Females on the force
MARTINS FERRY – For Martins Ferry Police Officers Beth Scales, Mika Armstrong and Ashley Boyd, becoming a police officer is something that they have always wanted to do.
“I’ve wanted to be a police officer ever since I was young. After high school, I went into the military and at that time, I wanted a police officer, but unfortunately the military had stricter regulations when it came to height and weight, and I couldn’t meet the standards to be a police officer in the military,” said Scales, who is a sergeant for Martins Ferry Police Department.
For the Scales, after getting out the military, the desire to be a cop never went away.

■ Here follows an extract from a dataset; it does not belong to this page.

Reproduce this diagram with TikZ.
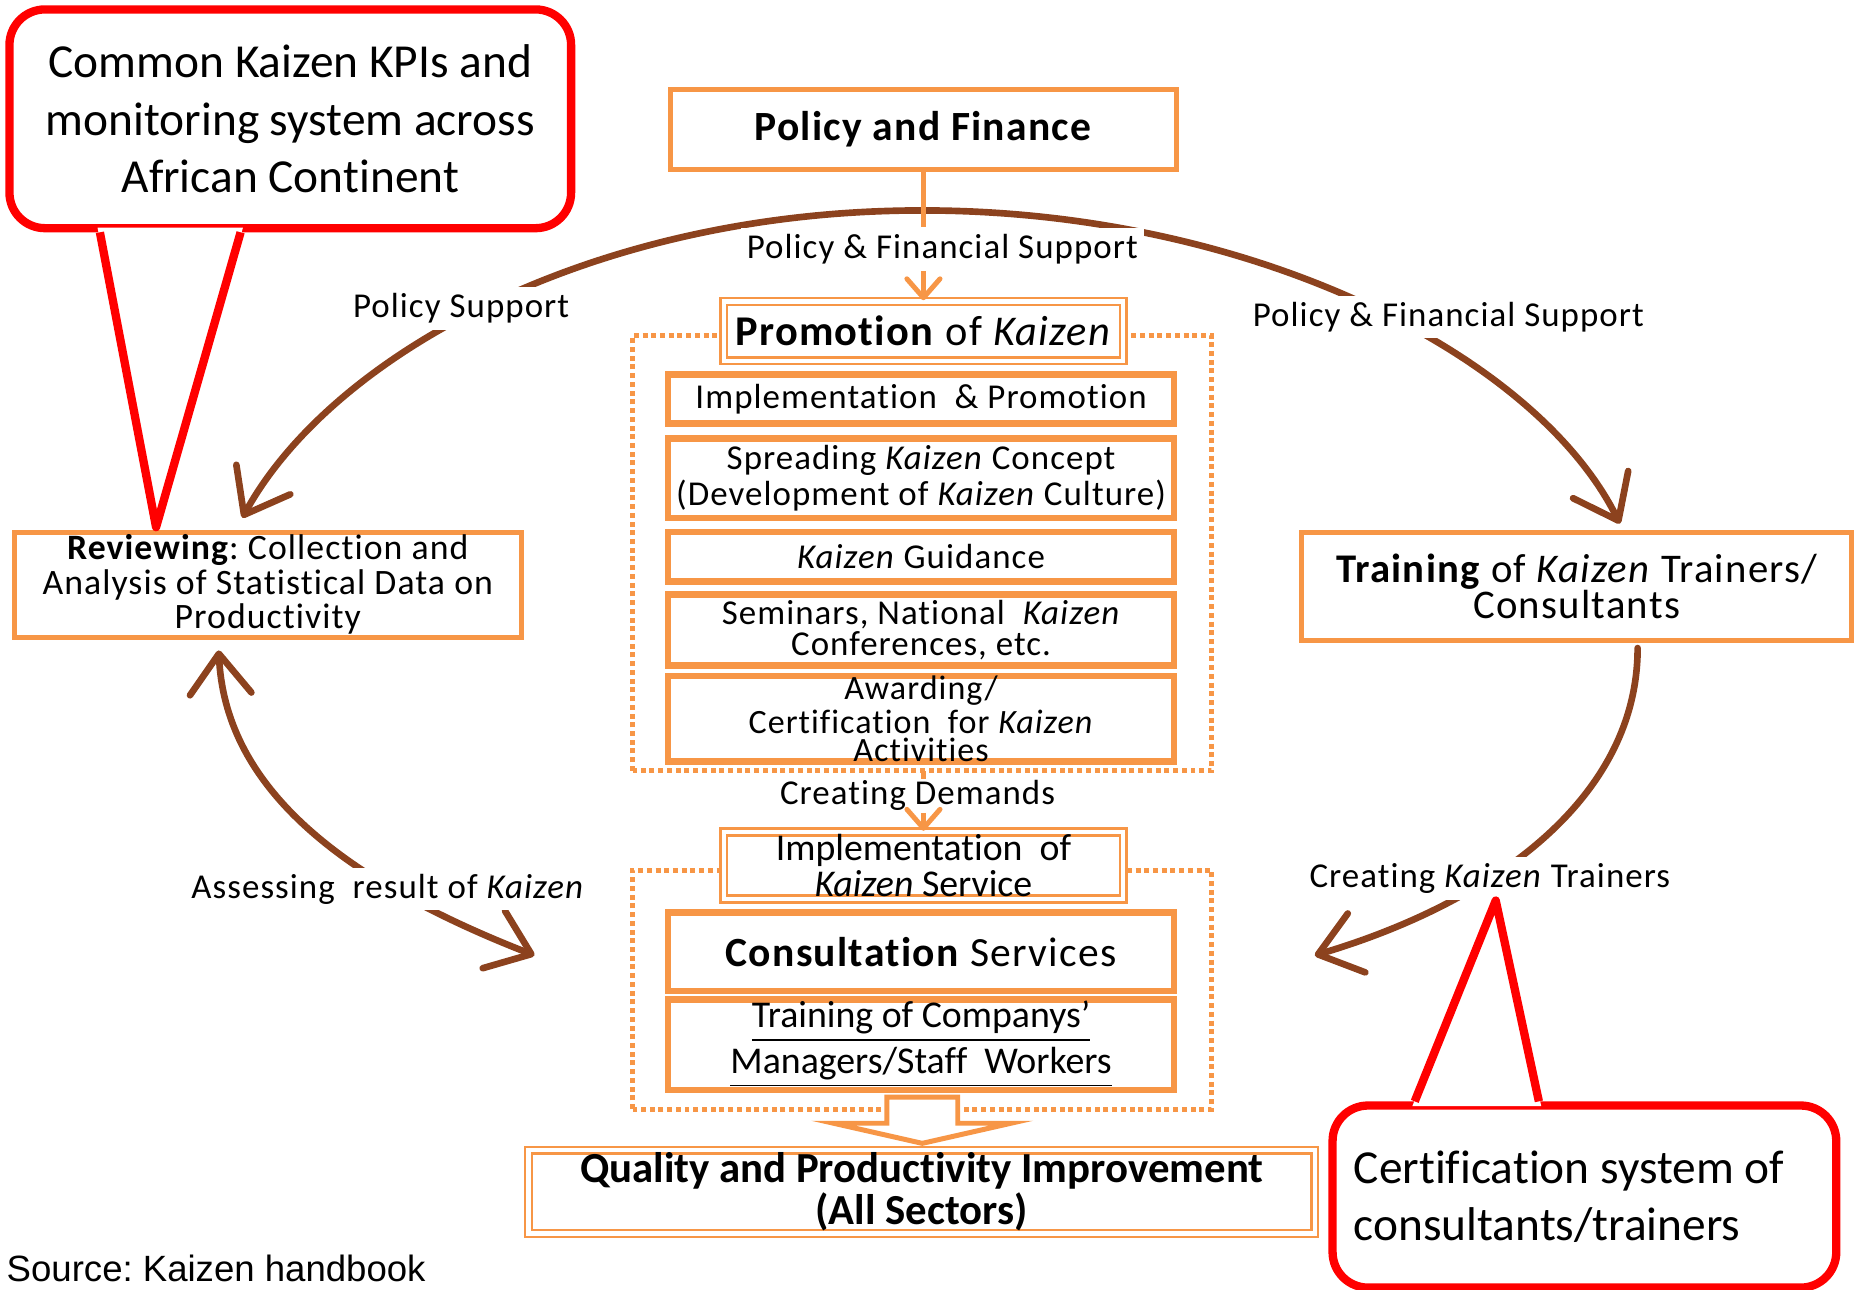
\documentclass[tikz,border=0pt]{standalone}
\usepackage{fontspec}
\setmainfont{Carlito}[Ligatures={NoCommon,NoContextual}]
\newfontfamily\spaced{Carlito}[LetterSpace=3.0, Ligatures={NoCommon,NoContextual}]
\newfontfamily\srcfont{Liberation Sans}
\usetikzlibrary{arrows.meta}

\definecolor{kzorange}{HTML}{F79646}
\definecolor{kzbrown}{RGB}{140,66,30}
\definecolor{kzred}{RGB}{255,0,0}

\newcommand\spacedsize[2]{\spaced\fontsize{#1}{#2}\selectfont}
\newcommand\plainsize[2]{\rmfamily\fontsize{#1}{#2}\selectfont}

\tikzset{
  headbox/.style={draw=kzorange, line width=1.2pt, fill=white, align=center, inner sep=0.5pt},
  itembox/.style={draw=kzorange, line width=1.6pt, fill=white, align=center, inner sep=0.5pt,
    minimum width=42.8mm, font=\spacedsize{8.4}{7.2}},
  dblbox/.style={draw=kzorange, line width=0.6pt, double=white, double distance=1pt,
    fill=white, align=center, inner sep=0.5pt},
  dotbox/.style={draw=kzorange, line width=1.2pt, dash pattern=on 1.2pt off 0.9pt},
  flowlabel/.style={fill=white, inner sep=1.5pt, font=\spacedsize{8.4}{8}},
  brownloop/.style={draw=kzbrown, line width=1.6pt, line cap=round},
  feedline/.style={draw=kzorange, line width=1.2pt},
  notebox/.style={draw=kzred, line width=2pt, fill=white, rounded corners=3mm,
    font=\plainsize{11.4}{13.8}},
  barb/.tip={Straight Barb[length=3.4mm, width=5.2mm, round]},
  smallbarb/.tip={Straight Barb[length=1.6mm, width=2.8mm, round]}
}

\begin{document}
\frenchspacing
\begin{tikzpicture}[x=0.1mm,y=0.1mm]

    % Fix the page to the size of the figure
    \useasboundingbox (0,0) rectangle (1568,1091);

    % Dotted frames round the two groups
    \coordinate (pframeSW) at (535,439);
    \coordinate (pframeNE) at (1025,807);
    \coordinate (sframeSW) at (535,153);
    \coordinate (sframeNE) at (1025,355);
    \draw[dotbox] (pframeSW) rectangle (pframeNE);
    \draw[dotbox] (sframeSW) rectangle (sframeNE);

    % Top box
    \node[headbox, minimum width=42.8mm, minimum height=6.7mm, font=\spacedsize{10}{8.5}]
      (pf) at (781,981.5) {\textbf{Policy and Finance}};

    % Promotion group
    \node[dblbox, minimum width=33.8mm, minimum height=5mm, font=\spacedsize{10.2}{8.5}]
      (promo) at (781,811) {\textbf{Promotion} of \textit{Kaizen}};
    \node[itembox, minimum height=4.1mm] (impl) at (779,753.5) {Implementation\ \ \& Promotion};
    \node[itembox, minimum height=6.7mm, font=\spacedsize{8.4}{7}] (spread) at (779,686.5)
      {Spreading \textit{Kaizen} Concept\\(Development of \textit{Kaizen} Culture)};
    \node[itembox, minimum height=4.2mm] (guide) at (779,620) {\textit{Kaizen} Guidance};
    \node[itembox, minimum height=6mm, font=\spacedsize{8.4}{7.6}] (seminar) at (779,558)
      {Seminars, National\ \ \textit{Kaizen}\\Conferences,\ etc.};
    \node[itembox, minimum height=7.1mm, inner sep=0pt, font=\spacedsize{8.2}{6.8}] (award) at (779,483)
      {Awarding/\\Certification\ \ for \textit{Kaizen}\\Activities};

    % Service group
    \node[dblbox, minimum width=33.8mm, minimum height=5mm, font=\plainsize{9.1}{7.7}]
      (service) at (781,359) {Implementation\ \ of\\\textit{Kaizen} Service};
    \node[itembox, minimum height=6.6mm, font=\spacedsize{10}{8.5}] (consult) at (779,286)
      {\textbf{Consultation} Services};
    \node[itembox, minimum height=6.7mm, font=\plainsize{9.1}{7.7}] (trainco) at (779,207.5)
      {\underline{Training of Companys'}\\\underline{Managers/Staff\ \ Workers}};

    % Result box
    \node[dblbox, minimum width=66.5mm, minimum height=6.4mm, font=\plainsize{10.3}{8.3}\bfseries]
      (quality) at (779.5,83) {Quality and Productivity Improvement\\(All Sectors)};

    % Side boxes
    \node[headbox, minimum width=42.9mm, minimum height=8.9mm, font=\spacedsize{8.6}{8.3}]
      (review) at (226.5,596.5) {\textbf{Reviewing}: Collection and\\Analysis of Statistical Data on\\Productivity};
    \node[headbox, minimum width=46.5mm, minimum height=9.2mm, font=\spacedsize{9.8}{8.6}]
      (trainer) at (1333.5,595) {\textbf{Training} of \textit{Kaizen} Trainers/\\Consultants};

    % Brown cycle arrows
    \coordinate (apex) at (780,913);
    \draw[brownloop, -barb] (apex) .. controls (500,913) and (280,790) .. ([xshift=-2.15mm,yshift=1mm]review.north);
    \draw[brownloop, -barb] (apex) .. controls (1060,913) and (1300,790) .. ([xshift=3.65mm,yshift=0.5mm]trainer.north);
    \coordinate (ctend) at (1112,283);
    \draw[brownloop, -barb] ([xshift=5.15mm,yshift=-0.4mm]trainer.south) .. controls (1385,420) and (1270,330) .. (ctend);
    \coordinate (arend) at (452,283);
    \draw[brownloop, barb-barb] ([xshift=-4.15mm,yshift=-0.9mm]review.south) .. controls (190,430) and (280,350) .. (arend);

    % Labels on the arrows
    \node[flowlabel] (lblpfs) at (797,880) {Policy \& Financial Support};
    \node[flowlabel] (lblps) at (390,830) {Policy Support};
    \node[flowlabel] (lblpfs2) at (1225,823) {Policy \& Financial Support};
    \node[flowlabel, inner sep=0.3pt] (lbldem) at (776,418) {Creating Demands};
    \node[flowlabel] (lblckt) at (1260,348) {Creating \textit{Kaizen} Trainers};
    \node[flowlabel] (lblark) at (328,339) {Assessing\ \ result of \textit{Kaizen}};

    % Orange feed lines
    \draw[feedline] (pf.south) -- (pf.south |- lblpfs.north);
    \draw[feedline, -smallbarb] (pf.south |- lblpfs.south) -- (promo.north);
    \draw[feedline] (promo.south |- pframeSW) -- (promo.south |- lbldem.north);
    \draw[feedline, -smallbarb] (service.north |- lbldem.south) -- (service.north);

    % Block arrow down to the result
    \draw[feedline, fill=white, line join=miter] (750,163) -- (750,141) -- (705,141) -- (780,124)
      -- (855,141) -- (810,141) -- (810,163) -- cycle;

    % Red call-outs
    \node[notebox, minimum width=47.5mm, minimum height=18.5mm, align=center]
      (kpinote) at (245.5,990.5) {Common Kaizen KPIs and\\monitoring system across\\African Continent};
    \coordinate (kpitip) at ([xshift=-9.45mm,yshift=0.2mm]review.north);
    \coordinate (kpibaseL) at ([xshift=8mm]kpinote.south west);
    \coordinate (kpibaseR) at ([xshift=19.9mm]kpinote.south west);
    \fill[white] ([xshift=-0.2mm,yshift=0.4mm]kpibaseL) -- (kpitip) -- ([xshift=0.2mm,yshift=0.4mm]kpibaseR) -- cycle;
    \draw[kzred, line width=2pt, line join=round] (kpibaseL) -- (kpitip) -- (kpibaseR);

    \node[notebox, minimum width=42.6mm, minimum height=15.4mm, text width=39mm, inner sep=0pt, align=flush left]
      (certnote) at (1340,79) {Certification system of\\consultants/trainers};
    \coordinate (certtip) at ([xshift=0.5mm]lblckt.south);
    \coordinate (certbaseL) at ([xshift=7.3mm]certnote.north west);
    \coordinate (certbaseR) at ([xshift=17.8mm]certnote.north west);
    \fill[white] ([xshift=-0.2mm,yshift=-0.4mm]certbaseL) -- (certtip) -- ([xshift=0.2mm,yshift=-0.4mm]certbaseR) -- cycle;
    \draw[kzred, line width=2pt, line join=round] (certbaseL) -- (certtip) -- (certbaseR);

    % Source line
    \node[anchor=base west, inner sep=0pt, font=\srcfont\fontsize{8.8}{10}\selectfont]
      (src) at (5,7) {Source: Kaizen handbook};

\end{tikzpicture}
\end{document}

When the opportunity to go to the academy came, she jumped at the chance.
Armstrong pursued a career in law enforcement because it was in her family. But much like Scales, Armstrong’s desire to become a cop never went away. Armstrong, who has been a cop for more than four years, started as a correctional officer in 2001, which was a job held mostly by men at the time, before going to the police academy.
“I have never seen it as male or female – everybody has strengths and weaknesses. Male or female, either you can do the job or you can’t do the job,” said Armstrong.
Boyd has been an officer for three years, and it is something she has wanted to do since she was a kid because she likes to help people.
“There are not a lot (of female officers) in Jefferson County, but there is a lot in Belmont County, and it is nice to be in a department where I am not the only one and it was already established. Beth (Scales) was the first one,” said Boyd.
“Back when I started, it was predominantly a male environment. Having been in the military, I was kind of used to that attitude,” said Scales, who has been an officer for 21 years now. “Thank goodness things have changed over the years, and there are a lot more women in law enforcement now, and I love seeing that. I think the men in law enforcement have adjusted and realized that we bring something to the table and that women officers have a lot to offer.”
According to Scales, many assume that being an officer is about the size of the officer, when really it is about your ability to communicate with people and handle situations.
“That’s where intelligence comes in and not size,” said Scales. “I do think we surprise a lot of male suspects. They think we are small and can’t do a lot. Underestimating us is our best weapon.”
The hardest part about this job, for any cop, male or female, is balancing the work load and a personal life.
“This is all my daughter has ever known. She is not afraid to go up to anyone in uniform,” said Armstrong.
Armstrong mentioned that the police department has a good relationship with the public, and the department oftentimes host events like the bicycle rodeo and Christmas in the Park, which Scales is working on right now.
“We want to give the youth a positive impression of the police department in general and of the female officers. We try to interact with them as often as possible,” said Scales.
“They have been a massive part of the department and are very hard workers. They make my job a lot easier,” said Martins Ferry Police Chief John McFarland. “They go above and beyond what they are asked to do, and I really appreciate it. We are very lucky to have them.”